Buch über TV-Zuschauerbriefe: Du, Fernsehen ...
Glotzende Nachrichtensprecher, Lottobestellungen und Schildkröten: Ein neues Buch präsentiert kuriose Zuschauerpost ans öffentlich-rechtliche TV.
Das Rohmaterial ist grandios, die Idee eigentlich auch: Jan Hofer, Chefsprecher der "Tagesschau", hat sich durch die Archive der Zuschauerredaktionen in den öffentlich-rechtlichen Fernsehanstalten gelesen. Und ist dabei auf allerhand belustigende ("Ich möchte gerne wissen, mit was für ein Motor die Sonne, die morgens aufgeht und abends untergeht, angetrieben wird. Bitte schicken Sie mir eine anatomische Tafel") bis beängstigende Post ("Langsam bin ich es leid, mich von der Sprecherin der Tagesschau beim Abendessen beglotzen zu lassen") aus der Feder der Fensehzuschauerschaft gestoßen.
Daraus hat Hofer nun ein Buch gebastelt, mit dem etwas länglichen Titel "Liebe Lottofee, anbei meine Zahlen für kommende Woche. Die kuriosesten Zuschriften ans Fernsehen".
Der rote Faden ist die Idee, des Volkes Post an sein Fernsehen als Liebesbeziehung zu lesen. Nur: Diese naheliegende wie langweilige These der Hassliebe zwischen Zuschauer und Fernsehprogramm trägt einfach kein ganzes Buch. Vielleicht hätte sie ein ganzes Buch getragen, wenn Hofer und sein Co-Autor, der Journalist Peter von Kempten, nicht versäumt hätten, auf den gut 175 Seiten noch eine zusätzliche Perspektive aufzumachen.

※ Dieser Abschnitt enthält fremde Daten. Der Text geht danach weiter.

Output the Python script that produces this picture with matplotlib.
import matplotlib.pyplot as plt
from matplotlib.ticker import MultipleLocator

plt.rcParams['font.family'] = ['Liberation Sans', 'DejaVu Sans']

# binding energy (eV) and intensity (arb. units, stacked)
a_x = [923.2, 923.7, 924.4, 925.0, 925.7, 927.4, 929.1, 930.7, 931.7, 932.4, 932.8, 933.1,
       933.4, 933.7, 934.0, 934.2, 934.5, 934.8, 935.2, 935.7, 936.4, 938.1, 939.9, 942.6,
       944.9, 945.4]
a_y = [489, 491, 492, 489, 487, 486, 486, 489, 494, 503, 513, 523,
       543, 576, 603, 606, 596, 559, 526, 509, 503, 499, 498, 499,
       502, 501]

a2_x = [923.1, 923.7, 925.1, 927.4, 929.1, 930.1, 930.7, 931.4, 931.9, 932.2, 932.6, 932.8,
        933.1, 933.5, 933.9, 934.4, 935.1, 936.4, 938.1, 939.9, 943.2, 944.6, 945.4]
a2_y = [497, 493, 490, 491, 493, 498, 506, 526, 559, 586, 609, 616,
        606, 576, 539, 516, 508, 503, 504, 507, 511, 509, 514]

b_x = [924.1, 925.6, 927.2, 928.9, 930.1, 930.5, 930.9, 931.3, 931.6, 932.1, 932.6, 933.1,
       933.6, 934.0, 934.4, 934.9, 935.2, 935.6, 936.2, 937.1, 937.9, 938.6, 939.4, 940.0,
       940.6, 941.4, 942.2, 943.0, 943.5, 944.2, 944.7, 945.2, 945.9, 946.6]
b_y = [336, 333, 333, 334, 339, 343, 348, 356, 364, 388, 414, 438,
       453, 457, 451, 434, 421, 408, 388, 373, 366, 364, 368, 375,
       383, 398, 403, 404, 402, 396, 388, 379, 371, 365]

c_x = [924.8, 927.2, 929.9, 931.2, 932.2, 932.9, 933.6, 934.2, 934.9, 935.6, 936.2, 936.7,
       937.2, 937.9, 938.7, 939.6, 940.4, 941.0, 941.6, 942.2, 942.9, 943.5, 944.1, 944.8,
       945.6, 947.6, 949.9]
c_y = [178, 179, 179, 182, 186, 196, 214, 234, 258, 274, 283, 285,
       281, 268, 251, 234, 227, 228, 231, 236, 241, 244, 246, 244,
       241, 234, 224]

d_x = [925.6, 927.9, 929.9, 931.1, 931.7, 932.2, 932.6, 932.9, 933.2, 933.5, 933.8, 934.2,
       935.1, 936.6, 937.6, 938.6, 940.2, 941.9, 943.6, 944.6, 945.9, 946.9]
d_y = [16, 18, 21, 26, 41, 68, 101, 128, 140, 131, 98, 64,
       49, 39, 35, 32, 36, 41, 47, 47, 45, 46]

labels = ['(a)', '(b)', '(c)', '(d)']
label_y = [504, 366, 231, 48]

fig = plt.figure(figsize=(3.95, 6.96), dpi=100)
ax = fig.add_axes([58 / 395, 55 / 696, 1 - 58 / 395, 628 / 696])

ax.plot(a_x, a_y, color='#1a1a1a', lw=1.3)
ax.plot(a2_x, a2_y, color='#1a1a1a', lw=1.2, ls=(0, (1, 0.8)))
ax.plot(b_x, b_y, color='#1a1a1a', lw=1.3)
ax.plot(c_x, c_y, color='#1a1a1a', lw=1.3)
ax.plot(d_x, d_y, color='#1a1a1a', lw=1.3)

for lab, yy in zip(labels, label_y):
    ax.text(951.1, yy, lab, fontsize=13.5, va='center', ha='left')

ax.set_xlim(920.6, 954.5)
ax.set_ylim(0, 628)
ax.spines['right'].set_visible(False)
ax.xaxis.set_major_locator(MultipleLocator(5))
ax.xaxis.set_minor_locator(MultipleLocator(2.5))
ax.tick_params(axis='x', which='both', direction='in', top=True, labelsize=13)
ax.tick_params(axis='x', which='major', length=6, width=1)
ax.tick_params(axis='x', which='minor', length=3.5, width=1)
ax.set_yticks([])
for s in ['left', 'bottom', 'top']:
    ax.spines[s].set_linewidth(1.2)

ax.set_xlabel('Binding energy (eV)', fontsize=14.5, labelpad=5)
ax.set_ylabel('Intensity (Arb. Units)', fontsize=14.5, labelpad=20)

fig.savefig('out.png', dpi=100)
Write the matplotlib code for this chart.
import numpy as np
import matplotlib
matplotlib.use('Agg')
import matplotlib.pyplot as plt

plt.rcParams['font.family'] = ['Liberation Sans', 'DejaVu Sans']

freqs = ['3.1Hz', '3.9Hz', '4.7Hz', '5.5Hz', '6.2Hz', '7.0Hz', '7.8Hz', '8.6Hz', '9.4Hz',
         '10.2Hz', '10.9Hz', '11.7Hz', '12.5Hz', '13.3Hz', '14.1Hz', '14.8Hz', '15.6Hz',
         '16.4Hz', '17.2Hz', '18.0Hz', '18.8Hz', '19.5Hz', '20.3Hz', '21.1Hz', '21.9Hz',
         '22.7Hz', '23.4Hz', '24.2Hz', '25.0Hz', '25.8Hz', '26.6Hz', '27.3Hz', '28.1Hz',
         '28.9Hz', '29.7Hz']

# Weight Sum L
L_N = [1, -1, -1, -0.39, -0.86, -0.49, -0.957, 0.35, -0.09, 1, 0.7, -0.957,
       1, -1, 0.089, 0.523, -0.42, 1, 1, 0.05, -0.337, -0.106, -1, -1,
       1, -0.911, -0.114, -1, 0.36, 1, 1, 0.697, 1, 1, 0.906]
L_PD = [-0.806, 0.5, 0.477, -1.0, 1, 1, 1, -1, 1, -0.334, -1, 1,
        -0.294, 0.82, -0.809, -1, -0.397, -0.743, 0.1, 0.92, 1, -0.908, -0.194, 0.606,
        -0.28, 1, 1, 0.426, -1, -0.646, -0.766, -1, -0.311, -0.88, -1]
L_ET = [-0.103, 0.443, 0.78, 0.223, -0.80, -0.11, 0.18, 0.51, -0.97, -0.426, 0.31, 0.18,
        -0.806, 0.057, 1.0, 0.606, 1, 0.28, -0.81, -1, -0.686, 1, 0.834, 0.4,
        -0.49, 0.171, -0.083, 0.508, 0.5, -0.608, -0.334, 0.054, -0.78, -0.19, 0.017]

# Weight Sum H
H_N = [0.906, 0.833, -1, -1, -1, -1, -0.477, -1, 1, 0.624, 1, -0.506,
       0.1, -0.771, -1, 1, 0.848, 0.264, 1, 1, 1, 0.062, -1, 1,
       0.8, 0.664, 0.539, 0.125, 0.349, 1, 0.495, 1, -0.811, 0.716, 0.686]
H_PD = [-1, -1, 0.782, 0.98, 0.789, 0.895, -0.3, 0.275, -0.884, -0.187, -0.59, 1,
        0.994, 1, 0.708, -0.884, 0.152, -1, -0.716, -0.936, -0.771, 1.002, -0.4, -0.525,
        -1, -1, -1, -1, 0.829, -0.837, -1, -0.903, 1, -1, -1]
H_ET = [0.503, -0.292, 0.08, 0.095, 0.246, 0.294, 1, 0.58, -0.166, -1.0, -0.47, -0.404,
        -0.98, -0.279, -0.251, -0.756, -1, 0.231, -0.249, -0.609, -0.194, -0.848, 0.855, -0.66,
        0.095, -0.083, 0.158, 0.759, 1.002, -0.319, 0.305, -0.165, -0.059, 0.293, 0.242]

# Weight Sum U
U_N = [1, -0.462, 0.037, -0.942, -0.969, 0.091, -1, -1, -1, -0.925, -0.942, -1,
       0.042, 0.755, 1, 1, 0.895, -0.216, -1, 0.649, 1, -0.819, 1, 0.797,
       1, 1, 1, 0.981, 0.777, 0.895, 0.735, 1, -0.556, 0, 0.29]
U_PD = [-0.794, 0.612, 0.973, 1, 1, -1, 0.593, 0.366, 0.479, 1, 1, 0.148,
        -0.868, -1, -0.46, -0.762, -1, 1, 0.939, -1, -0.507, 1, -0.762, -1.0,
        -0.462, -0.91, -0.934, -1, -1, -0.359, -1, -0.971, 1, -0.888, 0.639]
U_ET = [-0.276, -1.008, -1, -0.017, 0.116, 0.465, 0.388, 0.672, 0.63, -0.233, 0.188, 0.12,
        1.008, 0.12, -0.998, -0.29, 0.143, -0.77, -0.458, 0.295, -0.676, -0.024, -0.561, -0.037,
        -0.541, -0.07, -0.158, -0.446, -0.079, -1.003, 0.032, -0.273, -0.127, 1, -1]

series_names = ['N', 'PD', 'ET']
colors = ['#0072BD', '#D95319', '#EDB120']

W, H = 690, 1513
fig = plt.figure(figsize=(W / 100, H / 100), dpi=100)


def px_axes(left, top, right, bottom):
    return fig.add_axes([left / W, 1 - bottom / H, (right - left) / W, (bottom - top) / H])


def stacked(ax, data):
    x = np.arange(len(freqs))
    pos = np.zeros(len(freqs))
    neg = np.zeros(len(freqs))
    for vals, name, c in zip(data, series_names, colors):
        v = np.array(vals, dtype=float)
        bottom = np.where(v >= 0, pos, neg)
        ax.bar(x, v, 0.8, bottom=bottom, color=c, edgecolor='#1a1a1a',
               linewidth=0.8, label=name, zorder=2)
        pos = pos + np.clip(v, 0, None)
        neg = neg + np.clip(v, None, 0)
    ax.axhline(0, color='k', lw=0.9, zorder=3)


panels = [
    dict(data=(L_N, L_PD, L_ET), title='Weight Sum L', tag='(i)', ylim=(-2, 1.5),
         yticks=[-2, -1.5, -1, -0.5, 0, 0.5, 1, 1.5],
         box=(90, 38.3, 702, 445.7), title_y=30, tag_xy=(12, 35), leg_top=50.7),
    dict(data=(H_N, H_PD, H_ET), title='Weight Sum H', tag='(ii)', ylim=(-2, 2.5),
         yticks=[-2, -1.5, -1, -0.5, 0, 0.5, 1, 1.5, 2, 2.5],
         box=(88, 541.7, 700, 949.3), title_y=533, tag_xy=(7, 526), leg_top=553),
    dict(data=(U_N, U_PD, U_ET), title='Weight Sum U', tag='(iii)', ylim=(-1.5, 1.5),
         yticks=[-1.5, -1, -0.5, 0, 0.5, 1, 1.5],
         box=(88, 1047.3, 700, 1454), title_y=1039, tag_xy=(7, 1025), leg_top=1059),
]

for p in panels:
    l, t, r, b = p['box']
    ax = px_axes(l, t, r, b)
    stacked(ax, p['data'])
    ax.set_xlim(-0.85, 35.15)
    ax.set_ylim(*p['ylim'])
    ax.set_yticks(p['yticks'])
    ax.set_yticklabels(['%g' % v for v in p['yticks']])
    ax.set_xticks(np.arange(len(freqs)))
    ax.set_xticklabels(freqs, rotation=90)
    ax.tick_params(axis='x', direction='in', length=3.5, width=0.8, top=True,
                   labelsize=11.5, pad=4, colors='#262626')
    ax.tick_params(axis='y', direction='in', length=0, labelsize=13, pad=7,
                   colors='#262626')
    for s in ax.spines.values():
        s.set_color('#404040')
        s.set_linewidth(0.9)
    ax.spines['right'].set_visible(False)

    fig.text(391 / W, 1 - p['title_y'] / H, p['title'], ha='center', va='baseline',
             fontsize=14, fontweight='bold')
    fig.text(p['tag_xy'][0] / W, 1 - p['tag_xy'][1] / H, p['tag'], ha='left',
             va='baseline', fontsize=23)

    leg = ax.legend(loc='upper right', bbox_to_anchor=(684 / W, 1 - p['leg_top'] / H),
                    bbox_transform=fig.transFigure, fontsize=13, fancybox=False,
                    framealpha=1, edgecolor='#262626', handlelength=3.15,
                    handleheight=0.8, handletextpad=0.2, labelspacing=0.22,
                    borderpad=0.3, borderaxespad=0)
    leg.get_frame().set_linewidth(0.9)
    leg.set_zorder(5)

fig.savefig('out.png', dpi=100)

So aber bleiben nach der Lektüre vor allem Fragen übrig, die eigentlich auf der Hand liegen: Was für ein Bild macht sich ein Moderator über die Jahre eigentlich von seinen Zuschauern, wenn die ernsthaft einen öffentlich-rechtlichen Kanal für Hundefernsehen gründen möchten? Oder detailliert ausgearbeitete Programmvorschläge für das Sommerloch anbieten: "Wir würden Ihnen gerne, für das Regionalfernsehen, ein Foto unserer Schildkröte Kurt schicken, die von einer Schnecke überquert wurde, weil der Boden für die Schnecke überflutet war"?
Fehlende Antworten
Wie antwortet die Zuschauerredaktion darauf? Deren Antworten fehlen dem Buch leider völlig. Erst im letzten Kapitel wechseln sich Abdrucke der an Jan Hofer gerichteten Zuschauerpost mit dessen Antworten ab.
Über weite Strecken machen sich Hofer und von Kempten aber einfach nur über die Kuriositäten lustig, die die Archive der Zuschauerredaktionen so hergeben. Was auf die Dauer ein bisschen lahm wirkt - denn dass man es hier mit allerhand Neurotikern, Spinnern und Wichtigtuern zu tun hat, begreift man ja schnell.
Festzustellen, dass die Beziehung zwischen Publikum und Fernsehprogramm Züge einer zwischenmenschlichen Partnerschaft aufweisen kann - okay. Aber was sagt es uns eigentlich, dass es tatsächlich Leute gibt, die eine Vorabendserie so bewegt, dass sie Analysen über die fiktiven Charaktere der Protagonisten verfassen? Warum hat man das nicht einfach genutzt, um ein paar ernsthaftere Reflexionen über die deutsche Fernsehgesellschaft anzustellen?